Short exercise
Your job is to retype all of the data word for word, leaving every image out.

***

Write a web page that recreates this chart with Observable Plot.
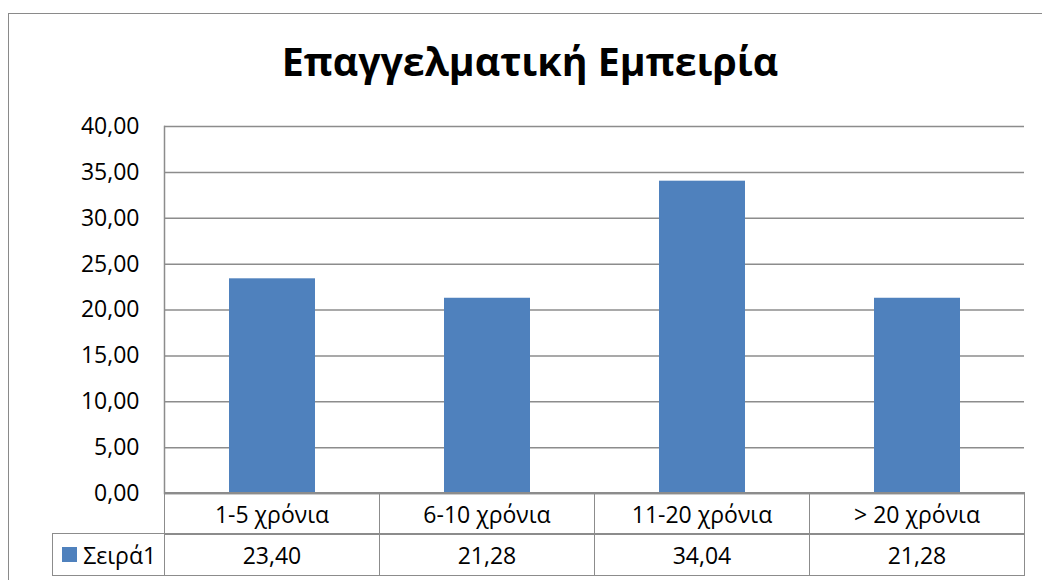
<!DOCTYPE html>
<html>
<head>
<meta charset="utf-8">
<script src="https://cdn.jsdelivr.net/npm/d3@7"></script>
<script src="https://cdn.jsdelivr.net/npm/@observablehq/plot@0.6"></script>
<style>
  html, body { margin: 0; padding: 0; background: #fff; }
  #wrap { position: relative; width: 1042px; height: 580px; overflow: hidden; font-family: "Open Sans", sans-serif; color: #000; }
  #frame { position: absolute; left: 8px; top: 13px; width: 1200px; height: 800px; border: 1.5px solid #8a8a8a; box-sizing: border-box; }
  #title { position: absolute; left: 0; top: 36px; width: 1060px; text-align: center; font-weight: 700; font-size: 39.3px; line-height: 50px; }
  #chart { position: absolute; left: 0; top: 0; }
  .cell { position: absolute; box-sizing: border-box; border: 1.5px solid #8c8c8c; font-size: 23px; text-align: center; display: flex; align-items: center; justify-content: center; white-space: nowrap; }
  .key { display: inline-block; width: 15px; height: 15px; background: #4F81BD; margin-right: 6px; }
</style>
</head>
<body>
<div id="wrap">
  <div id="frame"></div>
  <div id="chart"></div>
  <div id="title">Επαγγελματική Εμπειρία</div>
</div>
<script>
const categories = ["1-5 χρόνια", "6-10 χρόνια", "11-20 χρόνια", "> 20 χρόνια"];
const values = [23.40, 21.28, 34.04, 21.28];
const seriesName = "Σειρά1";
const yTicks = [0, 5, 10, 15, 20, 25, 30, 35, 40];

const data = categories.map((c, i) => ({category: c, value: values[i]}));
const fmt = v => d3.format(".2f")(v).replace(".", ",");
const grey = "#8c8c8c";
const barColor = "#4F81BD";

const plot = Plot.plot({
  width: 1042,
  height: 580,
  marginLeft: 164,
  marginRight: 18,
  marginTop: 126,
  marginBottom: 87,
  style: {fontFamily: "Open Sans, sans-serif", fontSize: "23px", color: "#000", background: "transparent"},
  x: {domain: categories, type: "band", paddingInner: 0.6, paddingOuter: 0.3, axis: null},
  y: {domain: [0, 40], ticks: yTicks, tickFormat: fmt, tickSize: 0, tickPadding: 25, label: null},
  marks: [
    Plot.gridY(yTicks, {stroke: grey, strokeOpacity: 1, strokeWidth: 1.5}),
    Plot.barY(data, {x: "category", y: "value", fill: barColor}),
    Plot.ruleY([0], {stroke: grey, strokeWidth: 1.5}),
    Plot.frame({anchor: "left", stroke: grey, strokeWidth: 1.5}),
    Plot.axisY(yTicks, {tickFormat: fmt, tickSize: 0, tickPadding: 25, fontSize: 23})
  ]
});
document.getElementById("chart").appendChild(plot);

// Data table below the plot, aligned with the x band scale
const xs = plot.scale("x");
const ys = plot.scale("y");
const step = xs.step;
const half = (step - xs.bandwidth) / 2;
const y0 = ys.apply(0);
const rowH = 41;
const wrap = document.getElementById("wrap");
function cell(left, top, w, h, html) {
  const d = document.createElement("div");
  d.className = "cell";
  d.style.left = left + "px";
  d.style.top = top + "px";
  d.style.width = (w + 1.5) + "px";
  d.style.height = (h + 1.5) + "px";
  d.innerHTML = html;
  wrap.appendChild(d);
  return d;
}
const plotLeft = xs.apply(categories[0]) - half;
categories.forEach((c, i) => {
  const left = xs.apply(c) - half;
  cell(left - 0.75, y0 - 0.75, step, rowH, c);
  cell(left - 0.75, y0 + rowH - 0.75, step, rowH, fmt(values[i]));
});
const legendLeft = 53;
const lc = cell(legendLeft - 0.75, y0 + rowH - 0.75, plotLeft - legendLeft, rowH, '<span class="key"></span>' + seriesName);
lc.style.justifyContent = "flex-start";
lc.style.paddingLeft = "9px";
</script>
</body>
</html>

***

Final result
Write a web page that recreates this chart with Observable Plot.
<!DOCTYPE html>
<html>
<head>
<meta charset="utf-8">
<script src="https://cdn.jsdelivr.net/npm/d3@7"></script>
<script src="https://cdn.jsdelivr.net/npm/@observablehq/plot@0.6"></script>
<style>
  html, body { margin: 0; padding: 0; background: #fff; }
  #wrap { position: relative; width: 1042px; height: 580px; overflow: hidden; font-family: "Open Sans", sans-serif; color: #000; }
  #frame { position: absolute; left: 8px; top: 13px; width: 1200px; height: 800px; border: 1.5px solid #8a8a8a; box-sizing: border-box; }
  #title { position: absolute; left: 0; top: 36px; width: 1060px; text-align: center; font-weight: 700; font-size: 39.3px; line-height: 50px; }
  #chart { position: absolute; left: 0; top: 0; }
  .cell { position: absolute; box-sizing: border-box; border: 1.5px solid #8c8c8c; font-size: 23px; text-align: center; display: flex; align-items: center; justify-content: center; white-space: nowrap; }
  .key { display: inline-block; width: 15px; height: 15px; background: #4F81BD; margin-right: 6px; }
</style>
</head>
<body>
<div id="wrap">
  <div id="frame"></div>
  <div id="chart"></div>
  <div id="title">Επαγγελματική Εμπειρία</div>
</div>
<script>
const categories = ["1-5 χρόνια", "6-10 χρόνια", "11-20 χρόνια", "> 20 χρόνια"];
const values = [23.40, 21.28, 34.04, 21.28];
const seriesName = "Σειρά1";
const yTicks = [0, 5, 10, 15, 20, 25, 30, 35, 40];

const data = categories.map((c, i) => ({category: c, value: values[i]}));
const fmt = v => d3.format(".2f")(v).replace(".", ",");
const grey = "#8c8c8c";
const barColor = "#4F81BD";

const plot = Plot.plot({
  width: 1042,
  height: 580,
  marginLeft: 164,
  marginRight: 18,
  marginTop: 126,
  marginBottom: 87,
  style: {fontFamily: "Open Sans, sans-serif", fontSize: "23px", color: "#000", background: "transparent"},
  x: {domain: categories, type: "band", paddingInner: 0.6, paddingOuter: 0.3, axis: null},
  y: {domain: [0, 40], ticks: yTicks, tickFormat: fmt, tickSize: 0, tickPadding: 25, label: null},
  marks: [
    Plot.gridY(yTicks, {stroke: grey, strokeOpacity: 1, strokeWidth: 1.5}),
    Plot.barY(data, {x: "category", y: "value", fill: barColor}),
    Plot.ruleY([0], {stroke: grey, strokeWidth: 1.5}),
    Plot.frame({anchor: "left", stroke: grey, strokeWidth: 1.5}),
    Plot.axisY(yTicks, {tickFormat: fmt, tickSize: 0, tickPadding: 25, fontSize: 23})
  ]
});
document.getElementById("chart").appendChild(plot);

// Data table below the plot, aligned with the x band scale
const xs = plot.scale("x");
const ys = plot.scale("y");
const step = xs.step;
const half = (step - xs.bandwidth) / 2;
const y0 = ys.apply(0);
const rowH = 41;
const wrap = document.getElementById("wrap");
function cell(left, top, w, h, html) {
  const d = document.createElement("div");
  d.className = "cell";
  d.style.left = left + "px";
  d.style.top = top + "px";
  d.style.width = (w + 1.5) + "px";
  d.style.height = (h + 1.5) + "px";
  d.innerHTML = html;
  wrap.appendChild(d);
  return d;
}
const plotLeft = xs.apply(categories[0]) - half;
categories.forEach((c, i) => {
  const left = xs.apply(c) - half;
  cell(left - 0.75, y0 - 0.75, step, rowH, c);
  cell(left - 0.75, y0 + rowH - 0.75, step, rowH, fmt(values[i]));
});
const legendLeft = 53;
const lc = cell(legendLeft - 0.75, y0 + rowH - 0.75, plotLeft - legendLeft, rowH, '<span class="key"></span>' + seriesName);
lc.style.justifyContent = "flex-start";
lc.style.paddingLeft = "9px";
</script>
</body>
</html>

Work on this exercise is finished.